INFORMATION SHOWN:
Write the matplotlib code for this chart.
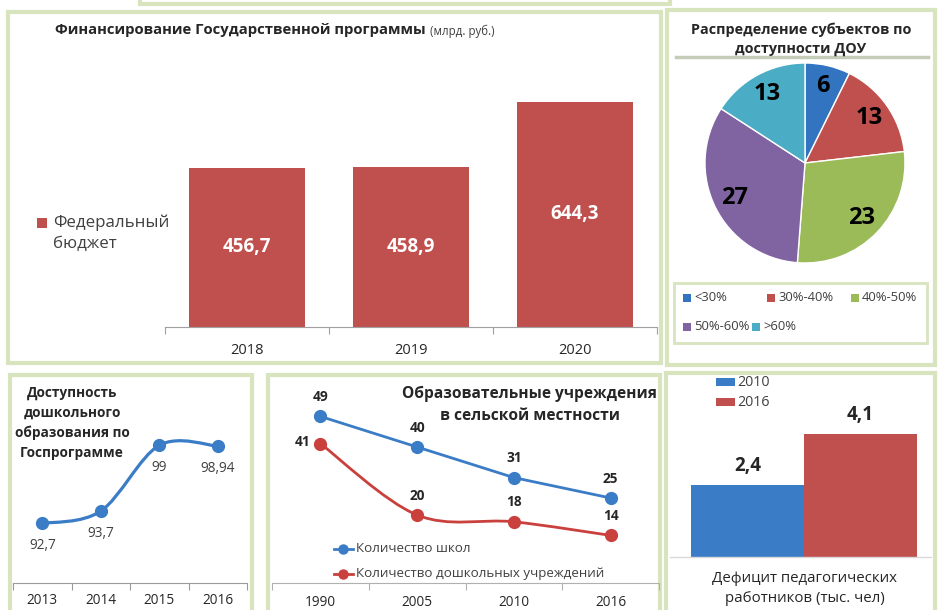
import matplotlib
matplotlib.use('Agg')
import matplotlib.pyplot as plt
from matplotlib.patches import Rectangle, PathPatch
from matplotlib.path import Path
from matplotlib.lines import Line2D

plt.rcParams['font.family'] = ['Open Sans', 'DejaVu Sans']

# ---- data ----
fund_years = ['2018', '2019', '2020']
fund_values = [456.7, 458.9, 644.3]
fund_label = 'Федеральный\nбюджет'

pie_labels = ['<30%', '30%-40%', '40%-50%', '50%-60%', '>60%']
pie_values = [6, 13, 23, 27, 13]

access_years = ['2013', '2014', '2015', '2016']
access_values = [92.7, 93.7, 99, 98.94]

rural_years = ['1990', '2005', '2010', '2016']
schools = [49, 40, 31, 25]
preschools = [41, 20, 18, 14]

deficit_years = ['2010', '2016']
deficit_values = [2.4, 4.1]

W, H = 939, 610
BORDER = '#d7e4bd'
DARK = '#262626'
GREY = '#404040'
BLUE = '#3a7cc6'
RED = '#c0504d'
LRED = '#c9403d'
PIE_COLORS = ['#3274c0', '#c0504d', '#9bbb59', '#8064a2', '#4bacc6']


def fx(px):
    return px / W


def fy(py):
    return 1 - py / H


def add_ax(x0, y0, x1, y1):
    ax = fig.add_axes([x0 / W, 1 - y1 / H, (x1 - x0) / W, (y1 - y0) / H])
    ax.patch.set_visible(False)
    return ax


def panel(x0, y0, x1, y1, lw=3):
    r = Rectangle((x0 / W, 1 - y1 / H), (x1 - x0) / W, (y1 - y0) / H,
                  transform=fig.transFigure, fc='white', ec=BORDER, lw=lw, zorder=-5)
    fig.add_artist(r)


def smooth_path(xs, ys):
    # bezier curve through the points, like a spreadsheet "smoothed line"
    pts = list(zip(xs, ys))
    verts = [pts[0]]
    codes = [Path.MOVETO]
    n = len(pts)
    for i in range(n - 1):
        p0 = pts[i - 1] if i > 0 else pts[i]
        p1 = pts[i]
        p2 = pts[i + 1]
        p3 = pts[i + 2] if i + 2 < n else pts[i + 1]
        c1 = (p1[0] + (p2[0] - p0[0]) / 6, p1[1] + (p2[1] - p0[1]) / 6)
        c2 = (p2[0] - (p3[0] - p1[0]) / 6, p2[1] - (p3[1] - p1[1]) / 6)
        verts += [c1, c2, p2]
        codes += [Path.CURVE4] * 3
    return Path(verts, codes)


def cat_axis(ax, n, color='#a6a6a6'):
    ax.set_xlim(-0.5, n - 0.5)
    for s in ['top', 'right', 'left']:
        ax.spines[s].set_visible(False)
    ax.spines['bottom'].set_color(color)
    ax.set_yticks([])
    ax.set_xticks([i - 0.5 for i in range(n + 1)])
    ax.set_xticklabels([])
    ax.tick_params(axis='x', length=5, color=color, direction='out')


fig = plt.figure(figsize=(W / 100, H / 100), dpi=100)
fig.patch.set_facecolor('white')

# panels
panel(140, -20, 670, 4)
panel(8, 12, 661, 363)
panel(667, 10, 935, 365)
panel(10, 375, 252, 640)
panel(268, 375, 660, 640)
panel(666, 373, 935, 640)

# ---- panel 1: funding bars ----
ax1 = add_ax(165, 60, 657, 327)
x1 = range(len(fund_years))
ax1.bar(x1, fund_values, width=0.71, color=RED)
ax1.set_ylim(0, 644.3 * 267 / 225)
cat_axis(ax1, len(fund_years), '#a0a0a0')
for i, (yr, v) in enumerate(zip(fund_years, fund_values)):
    ax1.text(i, v / 2, f'{v:.1f}'.replace('.', ','), ha='center', va='center',
             color='white', fontsize=13.5, fontweight='bold')
    ax1.text(i, -23 * 644.3 / 225, yr, ha='center', va='center', color=DARK, fontsize=10.5)

t1 = fig.text(fx(55), fy(30), 'Финансирование Государственной программы', ha='left',
              va='center', fontsize=10.7, fontweight='bold', color=DARK)
fig.canvas.draw()
bb = t1.get_window_extent()
fig.text(bb.x1 / W + 4 / W, fy(31), '(млрд. руб.)', ha='left', va='center',
         fontsize=8.3, color=GREY)

fig.add_artist(Rectangle((fx(37), fy(228)), 10 / W, 10 / H, transform=fig.transFigure,
                         fc=RED, ec='none'))
fig.text(fx(53), fy(233), fund_label, ha='left', va='center', fontsize=12.2,
         color=GREY, linespacing=1.4)

# ---- panel 2: pie ----
fig.text(fx(801), fy(30), 'Распределение субъектов по', ha='center', va='center',
         fontsize=10.4, fontweight='bold', color=DARK)
fig.text(fx(801), fy(49), 'доступности ДОУ', ha='center', va='center',
         fontsize=10.4, fontweight='bold', color=DARK)
fig.add_artist(Line2D([fx(676), fx(928)], [fy(57), fy(57)], transform=fig.transFigure,
                      color='#c5ccb8', lw=2.5))

ax2 = add_ax(705, 63, 905, 263)
wedges, texts = ax2.pie(pie_values, labels=[str(v) for v in pie_values], colors=PIE_COLORS,
                        startangle=90, counterclock=False, labeldistance=0.79,
                        wedgeprops=dict(edgecolor='white', linewidth=1),
                        textprops=dict(fontsize=17, fontweight='bold', color='black',
                                       ha='center', va='center'))
ax2.set_xlim(-1, 1)
ax2.set_ylim(-1, 1)
ax2.set_aspect('equal')

fig.add_artist(Rectangle((fx(674), fy(343)), 253 / W, 60 / H, transform=fig.transFigure,
                         fc='white', ec=BORDER, lw=2))
leg_pos = [(683, 298), (767, 298), (851, 298), (683, 327), (752, 327)]
for (lx, ly), lab, col in zip(leg_pos, pie_labels, PIE_COLORS):
    fig.add_artist(Rectangle((fx(lx), fy(ly + 4)), 8 / W, 8 / H,
                             transform=fig.transFigure, fc=col, ec='none'))
    fig.text(fx(lx + 11), fy(ly), lab, ha='left', va='center', fontsize=9.4, color=GREY)

# ---- panel 3: access line ----
ax3 = add_ax(13, 400, 247, 583)
xa = list(range(len(access_years)))
ax3.set_ylim(87.9, 87.9 + 183 / 12.4)
cat_axis(ax3, len(access_years), '#9a9a9a')
ax3.add_patch(PathPatch(smooth_path(xa, access_values), fill=False, ec=BLUE, lw=2.3))
ax3.plot(xa, access_values, 'o', color=BLUE, markersize=8.5)
for i, (yr, v) in enumerate(zip(access_years, access_values)):
    ax3.annotate(f'{v:g}'.replace('.', ','), (i, v), xytext=(0, -16),
                 textcoords='offset points', ha='center', va='center',
                 fontsize=9.8, color=GREY)
    ax3.text(i, 87.9 - 17 / 12.4, yr, ha='center', va='center', fontsize=9.8,
             color=DARK)
fig.text(fx(72), fy(423), 'Доступность\nдошкольного\nобразования по\nГоспрограмме',
         ha='center', va='center', fontsize=9.8, fontweight='bold', color=DARK,
         linespacing=1.5)

# ---- panel 4: rural institutions ----
ax4 = add_ax(272, 385, 659, 583)
xr = list(range(len(rural_years)))
ax4.set_ylim(0, 198 / 3.4)
cat_axis(ax4, len(rural_years), '#b0b0b0')
ax4.plot(xr, schools, '-o', color=BLUE, lw=2, markersize=8.5)
ax4.add_patch(PathPatch(smooth_path(xr, preschools), fill=False, ec=LRED, lw=2))
ax4.plot(xr, preschools, 'o', color=LRED, markersize=8.5)
for i, (yr, s, p) in enumerate(zip(rural_years, schools, preschools)):
    ax4.annotate(str(s), (i, s), xytext=(0, 14), textcoords='offset points',
                 ha='center', va='center', fontsize=9.8, fontweight='bold', color=DARK)
    off = (-13, 1) if i == 0 else (0, 14)
    ax4.annotate(str(p), (i, p), xytext=off, textcoords='offset points',
                 ha='center', va='center', fontsize=9.8, fontweight='bold', color=DARK)
    ax4.text(i, -20 / 3.4, yr, ha='center', va='center', fontsize=9.8, color=DARK)
fig.text(fx(530), fy(394), 'Образовательные учреждения', ha='center', va='center',
         fontsize=11.2, fontweight='bold', color=DARK)
fig.text(fx(530), fy(416), 'в сельской местности', ha='center', va='center',
         fontsize=11.2, fontweight='bold', color=DARK)
for ly, col, lab in [(549, BLUE, 'Количество школ'),
                     (574, LRED, 'Количество дошкольных учреждений')]:
    fig.add_artist(Line2D([fx(334), fx(353)], [fy(ly), fy(ly)], transform=fig.transFigure,
                          color=col, lw=2))
    fig.add_artist(Line2D([fx(343)], [fy(ly)], transform=fig.transFigure,
                          color=col, marker='o', markersize=6.5))
    fig.text(fx(356), fy(ly), lab, ha='left', va='center', fontsize=9.6, color=GREY)

# ---- panel 5: teacher deficit ----
ax5 = add_ax(691, 375, 917, 557)
ax5.bar([0, 1], deficit_values, width=1, color=[BLUE, RED])
ax5.set_xlim(-0.5, 1.5)
ax5.set_ylim(0, 182 / 30)
ax5.axis('off')
for i, v in enumerate(deficit_values):
    ax5.annotate(f'{v:.1f}'.replace('.', ','), (i, v), xytext=(0, 14),
                 textcoords='offset points', ha='center', va='center',
                 fontsize=13.5, fontweight='bold', color=DARK)
fig.add_artist(Line2D([fx(670), fx(931)], [fy(557), fy(557)], transform=fig.transFigure,
                      color='#d9d9d9', lw=1))
for k, (yr, col) in enumerate(zip(deficit_years, [BLUE, RED])):
    ly = 382 + 20 * k
    fig.add_artist(Rectangle((fx(716), fy(ly + 4)), 19 / W, 8 / H,
                             transform=fig.transFigure, fc=col, ec='none'))
    fig.text(fx(737), fy(ly), yr, ha='left', va='center', fontsize=10.3, color=GREY)
fig.text(fx(805), fy(578), 'Дефицит педагогических', ha='center', va='center',
         fontsize=10.8, color=DARK)
fig.text(fx(805), fy(598), 'работников (тыс. чел)', ha='center', va='center',
         fontsize=10.8, color=DARK)

fig.savefig('out.png', dpi=100, facecolor='white')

OBJECTIVE: Each line from the top of the material through the line containing "fig.add_artist(r)" should be reproduced exactly; please drop any images.

EXERCISE RESPONSE:
Write the matplotlib code for this chart.
import matplotlib
matplotlib.use('Agg')
import matplotlib.pyplot as plt
from matplotlib.patches import Rectangle, PathPatch
from matplotlib.path import Path
from matplotlib.lines import Line2D

plt.rcParams['font.family'] = ['Open Sans', 'DejaVu Sans']

# ---- data ----
fund_years = ['2018', '2019', '2020']
fund_values = [456.7, 458.9, 644.3]
fund_label = 'Федеральный\nбюджет'

pie_labels = ['<30%', '30%-40%', '40%-50%', '50%-60%', '>60%']
pie_values = [6, 13, 23, 27, 13]

access_years = ['2013', '2014', '2015', '2016']
access_values = [92.7, 93.7, 99, 98.94]

rural_years = ['1990', '2005', '2010', '2016']
schools = [49, 40, 31, 25]
preschools = [41, 20, 18, 14]

deficit_years = ['2010', '2016']
deficit_values = [2.4, 4.1]

W, H = 939, 610
BORDER = '#d7e4bd'
DARK = '#262626'
GREY = '#404040'
BLUE = '#3a7cc6'
RED = '#c0504d'
LRED = '#c9403d'
PIE_COLORS = ['#3274c0', '#c0504d', '#9bbb59', '#8064a2', '#4bacc6']


def fx(px):
    return px / W


def fy(py):
    return 1 - py / H


def add_ax(x0, y0, x1, y1):
    ax = fig.add_axes([x0 / W, 1 - y1 / H, (x1 - x0) / W, (y1 - y0) / H])
    ax.patch.set_visible(False)
    return ax


def panel(x0, y0, x1, y1, lw=3):
    r = Rectangle((x0 / W, 1 - y1 / H), (x1 - x0) / W, (y1 - y0) / H,
                  transform=fig.transFigure, fc='white', ec=BORDER, lw=lw, zorder=-5)
    fig.add_artist(r)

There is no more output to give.